The paper, which is being published next month in Stability: International Journal of Security & Development, says that, while more insurgents from Boko Haram were captured or killed during the cellphone blackout and attacks were lessened, the blackout may have ended up helping Boko Haram.

“While the shutdown helped reduce Boko Haram attacks in the short term, it did inspire the sect to make the important strategic move of relocating members to the Sambisa forest,” the paper states. “Moreover it fundamentally altered the nature of their operations, resulting in a more closed, centralized system rather than the previous open, cell or networked system.

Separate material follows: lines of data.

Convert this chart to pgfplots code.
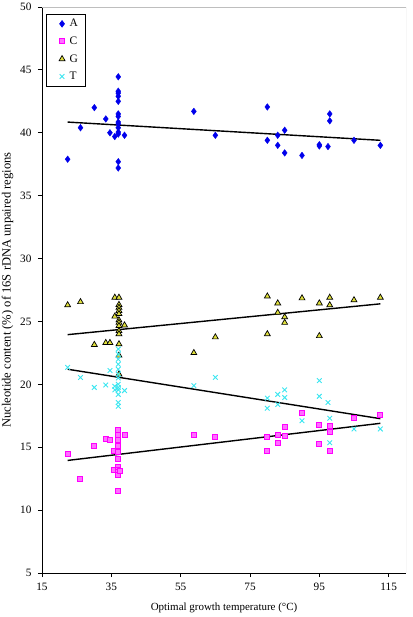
\documentclass[border=0pt]{standalone}
\usepackage{pgfplots}
\pgfplotsset{compat=1.18}
\usepackage{fontspec}
\setmainfont{Liberation Serif}
\definecolor{cA}{RGB}{0,0,235}
\definecolor{cC}{RGB}{255,0,255}
\definecolor{cCf}{RGB}{255,110,255}
\definecolor{cG}{RGB}{225,225,60}
\definecolor{cT}{RGB}{60,230,240}
\definecolor{bord}{RGB}{190,190,190}
\begin{document}
\begin{tikzpicture}
\begin{axis}[name=ax,
  scale only axis, width=364bp, height=566bp,
  xmin=15, xmax=120, ymin=5, ymax=50,
  axis x line*=bottom, axis y line*=left,
  axis line style={black, line width=0.9bp, -},
  xtick={15,35,55,75,95,115}, ytick={5,10,...,50},
  tick style={black, line width=0.9bp},
  tick align=outside, major tick length=4bp,
  /pgf/number format/assume math mode=true,
  ticklabel style={font=\fontsize{11.3}{13}\selectfont},
  xticklabel style={yshift=-3bp},
  yticklabel style={xshift=-3bp},
  xlabel={Optimal growth temperature (\textdegree C)},
  ylabel={Nucleotide content (\%) of 16S rDNA unpaired regions},
  xlabel style={font=\fontsize{11}{13}\selectfont, yshift=-5bp},
  ylabel style={font=\fontsize{12.6}{14}\selectfont, yshift=0bp},
  legend style={at={(0.011,0.9876)}, anchor=north west, draw=black, line width=0.6bp,
    font=\fontsize{11.5}{13}\selectfont, row sep=4.5bp, inner xsep=5bp, inner ysep=3bp,
    legend cell align=left},
  legend image code/.code={\path[draw=none,fill=none] (0cm,0cm) rectangle (0.58cm,0.01cm); \draw[#1,only marks] plot coordinates {(0.38cm,0cm)};},
]
\draw[bord, line width=0.9bp] (rel axis cs:0,1) -- (rel axis cs:1,1) -- (rel axis cs:1,0);
\addplot[only marks, mark=diamond*, mark size=3.3bp, color=cA, fill=cA] coordinates {
(22.4,37.9)(26.1,40.4)(30.1,42.0)(33.4,41.1)(34.6,40.0)(36,39.7)(37,44.45)(37,43.3)(37,43.15)(37,42.9)(37,42.5)(37,41.5)(37,41.3)(37,40.85)(37,40.7)(37,40.4)(37,40.05)(37,39.9)(37,37.7)(37,37.2)(38.8,39.8)(58.8,41.7)(65,39.8)(80,42.05)(80,39.4)(83,39.8)(83,39.0)(85,40.2)(85,38.4)(90,38.2)(95,39.05)(95,38.95)(97.5,38.9)(98,41.5)(98,40.95)(105,39.4)(112.6,39.0)
};
\addlegendentry{A}
\addplot[only marks, mark=square*, mark size=2.5bp, draw=cC, fill=cCf, line width=0.8bp] coordinates {
(22.4,14.5)(25.9,12.5)(30.1,15.1)(33.4,15.63)(34.6,15.55)(35.7,14.7)(35.7,13.2)(37,16.35)(37,16.0)(37,15.55)(37,15.1)(37,14.6)(37,14.1)(37,13.4)(37,13.2)(37,13.0)(37,12.8)(37,11.55)(37.5,13.1)(38.8,15.95)(58.8,15.95)(65,15.8)(80,15.8)(80,14.7)(83,16.0)(83,15.35)(85,16.6)(85,15.9)(90,17.7)(95,16.8)(95,15.3)(98,16.7)(98,16.2)(98,14.7)(105,17.3)(112.6,17.6)
};
\addlegendentry{C}
\addplot[only marks, mark=triangle*, mark size=3.4bp, draw=black, fill=cG, line width=0.7bp] coordinates {
(22.4,26.3)(26.1,26.55)(30.1,23.15)(33.4,23.3)(34.6,23.3)(36,25.4)(36,26.9)(37.2,26.9)(37.2,26.33)(37.2,26.1)(37.2,25.85)(37.2,25.6)(37.2,25.1)(37.2,24.9)(37.2,24.65)(37.2,24.25)(37.2,24.0)(37.2,23.2)(37.2,22.3)(37.2,20.8)(38.8,24.7)(58.8,22.5)(65,23.75)(80,27.0)(80,24.0)(83,26.45)(83,25.7)(85,25.35)(85,24.9)(90,26.85)(95,26.45)(95,23.85)(98,26.9)(98,26.3)(105,26.7)(112.6,26.9)
};
\addlegendentry{G}
\addplot[only marks, mark=x, mark size=3.3bp, color=cT, line width=0.9bp] coordinates {
(22.4,21.35)(26.1,20.55)(30.1,19.75)(33.4,19.95)(34.6,21.1)(36,19.85)(36,19.56)(37,22.8)(37,22.4)(37,22.0)(37,21.6)(37,21.2)(37,20.8)(37,20.5)(37,20.0)(37,19.75)(37,19.56)(37,19.2)(37,18.55)(37,18.25)(38.8,19.5)(58.8,19.9)(65,20.55)(80,18.9)(80,18.1)(83,19.2)(83,18.4)(85,19.56)(85,18.95)(90,17.1)(95,20.3)(95,19.05)(97.5,18.55)(98,17.3)(98,15.35)(105,16.45)(112.6,16.45)
};
\addlegendentry{T}
\addplot[black, line width=1.4bp, no marks, forget plot] coordinates {(22.4,40.85)(112.6,39.4)};
\addplot[black, line width=1.4bp, no marks, forget plot] coordinates {(22.4,13.95)(112.6,16.9)};
\addplot[black, line width=1.4bp, no marks, forget plot] coordinates {(22.4,23.95)(112.6,26.4)};
\addplot[black, line width=1.4bp, no marks, forget plot] coordinates {(22.4,21.2)(112.6,17.27)};
\end{axis}
\pgfresetboundingbox
\path ([xshift=-42bp,yshift=-44bp]ax.south west) rectangle ([xshift=6bp,yshift=7bp]ax.north east);
\end{tikzpicture}
\end{document}
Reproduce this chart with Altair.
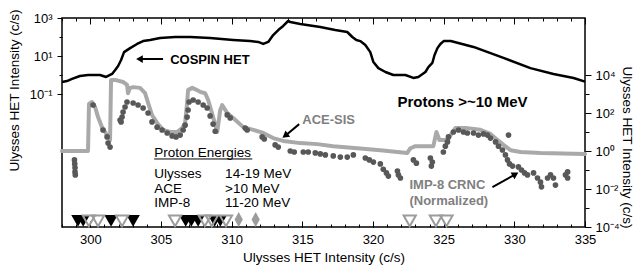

“While the mobile phone blackout helped checkmate Boko Haram in the short term, it forced the group to develop new coping strategies and to evolve.”

The paper notes that more insurgents from Boko Haram were captured and killed and that attacks from the group lessened during the cellphone blackout, which took place between May 23 and July 12, 2013, in Adamawa, Borno and Yobe—three states in northeastern Nigeria.